Having read up more about this graphic novel, I now understand that it's the first of its kind.
That being said, I do think that other works around that time like Moebius' short form stories in Heavy Metal were more successful in utilizing the medium in most ways. They didn't seem disjointed. They used artwork in an imaginative way which only the medium of comics could provide and they also shared interesting passages and ideas in which I was completely lost in. Even Little Nemo in Slumberland, I thought, was more engrossing, enriching, and emotional, and more inclined to use the medium's strengths. I would have never expected that lengthening a comic would lead to such a rough road.

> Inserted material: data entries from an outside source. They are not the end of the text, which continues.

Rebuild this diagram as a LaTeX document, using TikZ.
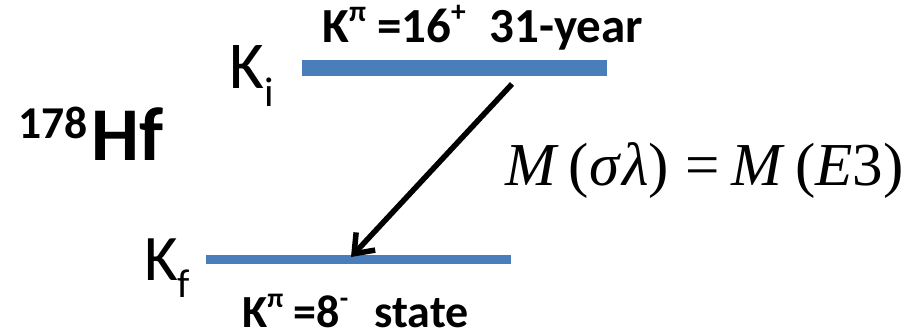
\documentclass[tikz,border=0pt]{standalone}
\usepackage{fontspec}
\setmainfont{Carlito}
\newfontfamily\timesfont{Liberation Serif}
\usepackage{tikz}
\usetikzlibrary{positioning, arrows.meta}
\definecolor{levelBlue}{HTML}{4A7EBB}
\newcommand{\ksup}[1]{\raisebox{0.42em}{\scalebox{0.6}{#1}}}
\newcommand{\ksub}[1]{\raisebox{-0.27em}{\scalebox{0.62}{#1}}}
\newcommand{\fsz}[1]{\fontsize{#1}{#1}\selectfont}
\tikzset{
  kbar/.style={rectangle, fill=levelBlue, inner sep=0pt, minimum width=305pt},
  lbl/.style={anchor=base west, inner sep=0pt},
}

\begin{document}
\begin{tikzpicture}[x=1pt, y=-1pt, >={Straight Barb[length=17pt, width=26pt]}]
\useasboundingbox (0,0) rectangle (912,333);

% --- LEVELS ---
\node[kbar, minimum height=16pt] (upper) at (454.5,68) {};
\node[kbar, minimum height=9pt]  (lower) at (358.5,259.5) {};

% --- LEVEL LABELS ---
\node[lbl, font=\fsz{67}] (ki) at (229,88) {K\ksub{i}};
\node[lbl, font=\fsz{65}] (kf) at (144,280) {K\ksub{f}};
\node[lbl, font=\fsz{49}\bfseries] (upstate) at (322,42)
  {K\ksup{π} =16\ksup{+}\hspace{24pt}31-year};
\node[lbl, font=\fsz{46}\bfseries] (lowstate) at (242,327)
  {K\ksup{π} =8\ksup{-}\hspace{26pt}state};

% --- NUCLEUS ---
\node[lbl, font=\fsz{76}\bfseries] (hf) at (18,160)
  {\raisebox{22pt}{\scalebox{0.6}{178}}\hspace{4pt}Hf};

% --- TRANSITION ---
\coordinate (src) at (512,84);
\coordinate (dst) at (351,257);
\draw[->, line width=5.5pt] (src) -- (dst);
\node[lbl, font=\timesfont\fsz{61}] (mult) at (505,185)
  {\textit{M}\,(\textit{σ}\hspace{1pt}\textit{λ})\hspace{16pt}=\hspace{12pt}\textit{M}\,(\textit{E}3)};

\end{tikzpicture}
\end{document}
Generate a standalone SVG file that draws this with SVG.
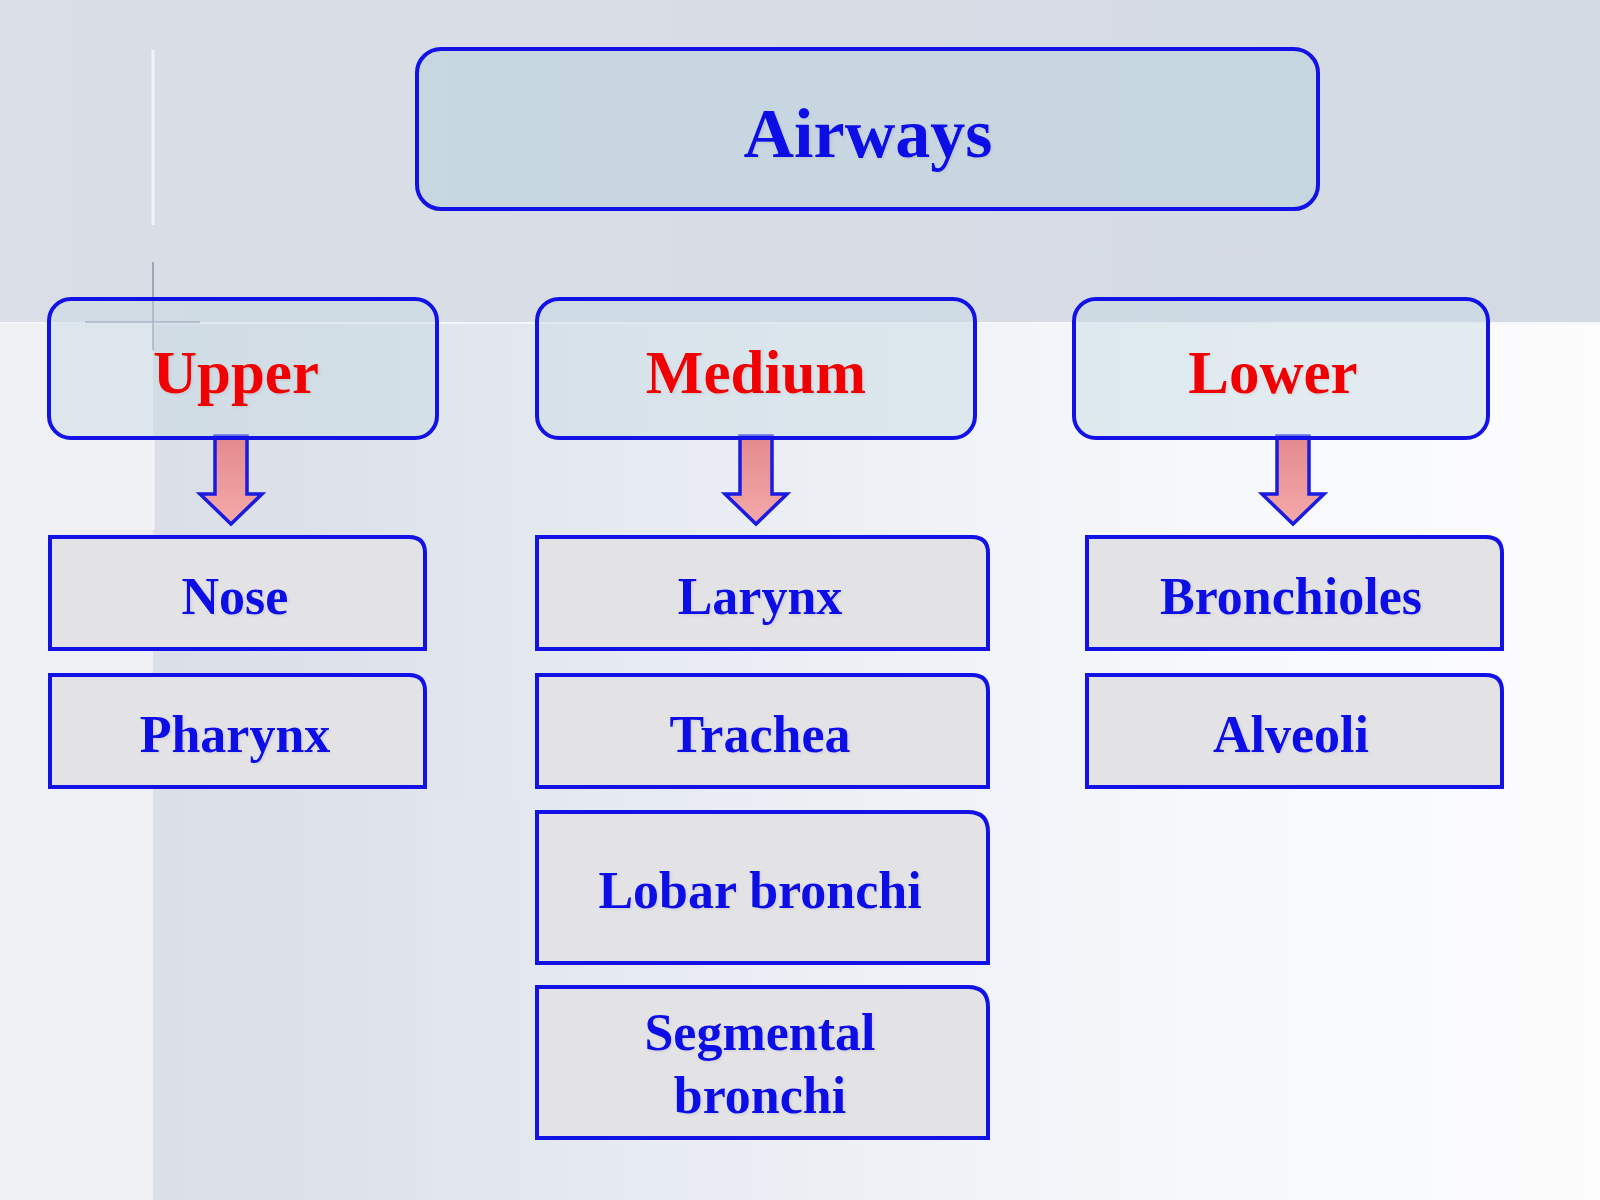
<svg xmlns="http://www.w3.org/2000/svg" width="1600" height="1200" viewBox="0 0 1600 1200">
  <defs>
    <linearGradient id="bgLow" x1="0" y1="0" x2="1" y2="0">
      <stop offset="0" stop-color="#d8dde6"/>
      <stop offset="0.2" stop-color="#dde2ea"/>
      <stop offset="0.45" stop-color="#e9edf3"/>
      <stop offset="0.75" stop-color="#f6f8fb"/>
      <stop offset="1" stop-color="#fcfcfd"/>
    </linearGradient>
    <linearGradient id="bgTop" x1="0" y1="0" x2="1" y2="0">
      <stop offset="0" stop-color="#dadfe7"/>
      <stop offset="1" stop-color="#d4dae3"/>
    </linearGradient>
    <linearGradient id="arrowFill" x1="0" y1="0" x2="0" y2="1">
      <stop offset="0" stop-color="#e28a8d"/>
      <stop offset="1" stop-color="#f5a9a9"/>
    </linearGradient>
    <filter id="txtShadow" x="-10%" y="-20%" width="130%" height="150%">
      <feDropShadow dx="1.5" dy="1.5" stdDeviation="1" flood-color="#8a8a9a" flood-opacity="0.2"/>
    </filter>
  </defs>
  <style>
    .head { fill: #c6dae3; fill-opacity: 0.45; stroke: #1212e6; stroke-width: 4; }
    .title { fill: #bcd2dc; fill-opacity: 0.6; stroke: #1212e6; stroke-width: 4; }
    .item { fill: #e3e3e6; stroke: #1212e6; stroke-width: 4; }
    .arrow { fill: url(#arrowFill); stroke: #1a1ae0; stroke-width: 3.5; stroke-linejoin: miter; }
    text { font-family: "Liberation Serif", "Times New Roman", serif; font-weight: bold; text-anchor: middle; filter: url(#txtShadow); }
    .t-title { font-size: 70px; fill: #0c0ce6; }
    .t-head { font-size: 61px; fill: #f00000; }
    .t-item { font-size: 52px; fill: #0c0ce6; }
  </style>

  <!-- background -->
  <rect x="0" y="0" width="1600" height="1200" fill="url(#bgLow)"/>
  <rect x="0" y="323" width="153" height="877" fill="#eef0f4"/>
  <rect x="0" y="0" width="1600" height="323" fill="url(#bgTop)"/>
  <line x1="0" y1="323" x2="1600" y2="323" stroke="#f4f6f9" stroke-width="2"/>
  <line x1="153" y1="50" x2="153" y2="225" stroke="#f2f4f8" stroke-width="3"/>
  <line x1="153" y1="440" x2="153" y2="530" stroke="#f2f4f8" stroke-width="3"/>
  <line x1="153" y1="262" x2="153" y2="350" stroke="#8a90a8" stroke-width="2" opacity="0.7"/>
  <line x1="85" y1="322" x2="200" y2="322" stroke="#8a90a8" stroke-width="2" opacity="0.7"/>
  <rect x="432" y="800" width="90" height="400" fill="#e2e6ec" opacity="0.6"/>

  <!-- connectors -->
  <g id="connectors">
    <path class="arrow" d="M215,436 V494 H200 L231,524 L262,494 H247 V436 Z"/>
    <path class="arrow" d="M740,436 V494 H725 L756,524 L787,494 H772 V436 Z"/>
    <path class="arrow" d="M1277,436 V494 H1262 L1293,524 L1324,494 H1309 V436 Z"/>
  </g>

  <g id="node-airways">
    <rect class="title" x="417" y="49" width="901" height="160" rx="24" ry="24"/>
    <text class="t-title" x="868" y="157">Airways</text>
  </g>

  <g id="node-upper">
    <rect class="head" x="49" y="299" width="388" height="139" rx="22" ry="22"/>
    <text class="t-head" x="236" y="393">Upper</text>
  </g>
  <g id="node-medium">
    <rect class="head" x="537" y="299" width="438" height="139" rx="22" ry="22"/>
    <text class="t-head" x="756" y="393">Medium</text>
  </g>
  <g id="node-lower">
    <rect class="head" x="1074" y="299" width="414" height="139" rx="22" ry="22"/>
    <text class="t-head" x="1273" y="393">Lower</text>
  </g>

  <g id="node-nose">
    <path class="item" d="M50,537 H409 Q425,537 425,553 V649 H50 Z"/>
    <text class="t-item" x="235" y="614">Nose</text>
  </g>
  <g id="node-pharynx">
    <path class="item" d="M50,675 H409 Q425,675 425,691 V787 H50 Z"/>
    <text class="t-item" x="235" y="752">Pharynx</text>
  </g>

  <g id="node-larynx">
    <path class="item" d="M537,537 H972 Q988,537 988,553 V649 H537 Z"/>
    <text class="t-item" x="760" y="614">Larynx</text>
  </g>
  <g id="node-trachea">
    <path class="item" d="M537,675 H972 Q988,675 988,691 V787 H537 Z"/>
    <text class="t-item" x="760" y="752">Trachea</text>
  </g>
  <g id="node-lobar">
    <path class="item" d="M537,812 H968 Q988,812 988,832 V963 H537 Z"/>
    <text class="t-item" x="760" y="908">Lobar bronchi</text>
  </g>
  <g id="node-segmental">
    <path class="item" d="M537,987 H968 Q988,987 988,1007 V1138 H537 Z"/>
    <text class="t-item" x="760" y="1050">Segmental</text>
    <text class="t-item" x="760" y="1113">bronchi</text>
  </g>

  <g id="node-bronchioles">
    <path class="item" d="M1087,537 H1486 Q1502,537 1502,553 V649 H1087 Z"/>
    <text class="t-item" x="1291" y="614">Bronchioles</text>
  </g>
  <g id="node-alveoli">
    <path class="item" d="M1087,675 H1486 Q1502,675 1502,691 V787 H1087 Z"/>
    <text class="t-item" x="1291" y="752">Alveoli</text>
  </g>
</svg>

Craig Thompson's Blankets was a completely different matter. It was an emotionally engrossing story. I felt for the characters and I didn't see any plot elements coming from too far away. I liked its creative use of panels, although a couple of them, to me, seemed a little forced. One example of this is when, out of nowhere, a panel showing TV static transitions into the main character shaving. I guess it might work as far as setting the mood of his girlfriend's house and repeats the static motif of that chapter, but it seemed a little abrupt. I really enjoyed the largely empty panels that made me feel lost, and also the more metaphorical imagery, for example when the car drives off the panel and falls, right after he leaves to go home from his stay at his girlfriend's. I really liked the ambiguity that I felt about certain events at the beginning which were explained later in the work. I was thoroughly invested in finding out what happened next. I liked how the author intertwined biblical imagery and metaphors within the action in the story. I also liked the smaller things like overlapping dialogue balloons with thought balloons to show that the character wasn't listening. There's a ton of things that this graphic novel is doing right, and it would be hard to list them here. I felt emotionally drained after reading it, and that, is a feat that comics want to be appreciated for. I definitely appreciate it.